-- begin --

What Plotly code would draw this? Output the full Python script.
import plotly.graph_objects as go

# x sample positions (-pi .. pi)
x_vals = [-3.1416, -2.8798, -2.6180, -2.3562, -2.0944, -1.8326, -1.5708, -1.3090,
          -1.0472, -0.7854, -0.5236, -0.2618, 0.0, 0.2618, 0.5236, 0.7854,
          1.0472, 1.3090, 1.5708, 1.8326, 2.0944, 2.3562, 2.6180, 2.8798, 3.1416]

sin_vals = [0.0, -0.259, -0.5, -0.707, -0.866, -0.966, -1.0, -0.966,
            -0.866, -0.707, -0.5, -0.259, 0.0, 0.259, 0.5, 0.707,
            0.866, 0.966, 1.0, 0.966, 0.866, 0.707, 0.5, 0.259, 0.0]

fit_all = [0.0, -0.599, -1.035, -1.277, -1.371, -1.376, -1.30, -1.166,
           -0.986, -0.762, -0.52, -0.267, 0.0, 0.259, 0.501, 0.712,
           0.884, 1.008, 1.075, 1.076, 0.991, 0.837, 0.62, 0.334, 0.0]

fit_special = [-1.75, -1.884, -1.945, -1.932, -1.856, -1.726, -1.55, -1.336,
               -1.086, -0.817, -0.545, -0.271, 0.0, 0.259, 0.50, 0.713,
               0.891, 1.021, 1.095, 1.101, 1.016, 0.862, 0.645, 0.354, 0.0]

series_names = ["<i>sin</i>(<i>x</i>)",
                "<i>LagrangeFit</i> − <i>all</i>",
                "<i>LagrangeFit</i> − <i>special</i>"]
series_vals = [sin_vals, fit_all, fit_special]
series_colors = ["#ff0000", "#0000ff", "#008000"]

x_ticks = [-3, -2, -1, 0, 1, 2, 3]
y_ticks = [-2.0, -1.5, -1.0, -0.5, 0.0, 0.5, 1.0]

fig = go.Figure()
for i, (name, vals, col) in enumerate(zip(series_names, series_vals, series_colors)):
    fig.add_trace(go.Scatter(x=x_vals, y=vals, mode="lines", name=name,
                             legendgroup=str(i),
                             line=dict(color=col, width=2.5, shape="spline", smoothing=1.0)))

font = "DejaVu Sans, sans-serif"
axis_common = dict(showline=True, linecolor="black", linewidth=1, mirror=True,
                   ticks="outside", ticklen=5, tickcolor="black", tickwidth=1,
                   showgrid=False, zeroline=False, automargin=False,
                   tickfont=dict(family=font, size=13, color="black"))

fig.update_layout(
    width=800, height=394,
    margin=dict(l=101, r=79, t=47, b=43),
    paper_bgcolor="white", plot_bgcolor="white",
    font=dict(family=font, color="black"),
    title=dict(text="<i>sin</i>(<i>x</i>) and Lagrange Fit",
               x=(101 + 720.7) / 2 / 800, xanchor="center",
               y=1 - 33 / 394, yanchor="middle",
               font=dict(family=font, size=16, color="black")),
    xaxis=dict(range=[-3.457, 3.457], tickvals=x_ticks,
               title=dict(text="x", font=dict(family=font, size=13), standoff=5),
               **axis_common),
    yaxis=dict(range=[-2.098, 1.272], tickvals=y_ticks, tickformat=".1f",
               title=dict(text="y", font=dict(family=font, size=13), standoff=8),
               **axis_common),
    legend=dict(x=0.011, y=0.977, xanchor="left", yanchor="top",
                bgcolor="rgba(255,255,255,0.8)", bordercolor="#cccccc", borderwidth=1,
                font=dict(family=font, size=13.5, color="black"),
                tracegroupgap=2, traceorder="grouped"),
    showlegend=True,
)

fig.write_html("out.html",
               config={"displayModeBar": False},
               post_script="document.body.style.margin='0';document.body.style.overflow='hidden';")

-- end --

**Exercise task:**
Output exactly the leading lines of the data, up to and including the line marked by "0.884, 1.008, 1.075, 1.076, 0.991, 0.837, 0.62, 0.334, 0.0]".

**Exercise answer:**
What Plotly code would draw this? Output the full Python script.
import plotly.graph_objects as go

# x sample positions (-pi .. pi)
x_vals = [-3.1416, -2.8798, -2.6180, -2.3562, -2.0944, -1.8326, -1.5708, -1.3090,
          -1.0472, -0.7854, -0.5236, -0.2618, 0.0, 0.2618, 0.5236, 0.7854,
          1.0472, 1.3090, 1.5708, 1.8326, 2.0944, 2.3562, 2.6180, 2.8798, 3.1416]

sin_vals = [0.0, -0.259, -0.5, -0.707, -0.866, -0.966, -1.0, -0.966,
            -0.866, -0.707, -0.5, -0.259, 0.0, 0.259, 0.5, 0.707,
            0.866, 0.966, 1.0, 0.966, 0.866, 0.707, 0.5, 0.259, 0.0]

fit_all = [0.0, -0.599, -1.035, -1.277, -1.371, -1.376, -1.30, -1.166,
           -0.986, -0.762, -0.52, -0.267, 0.0, 0.259, 0.501, 0.712,
           0.884, 1.008, 1.075, 1.076, 0.991, 0.837, 0.62, 0.334, 0.0]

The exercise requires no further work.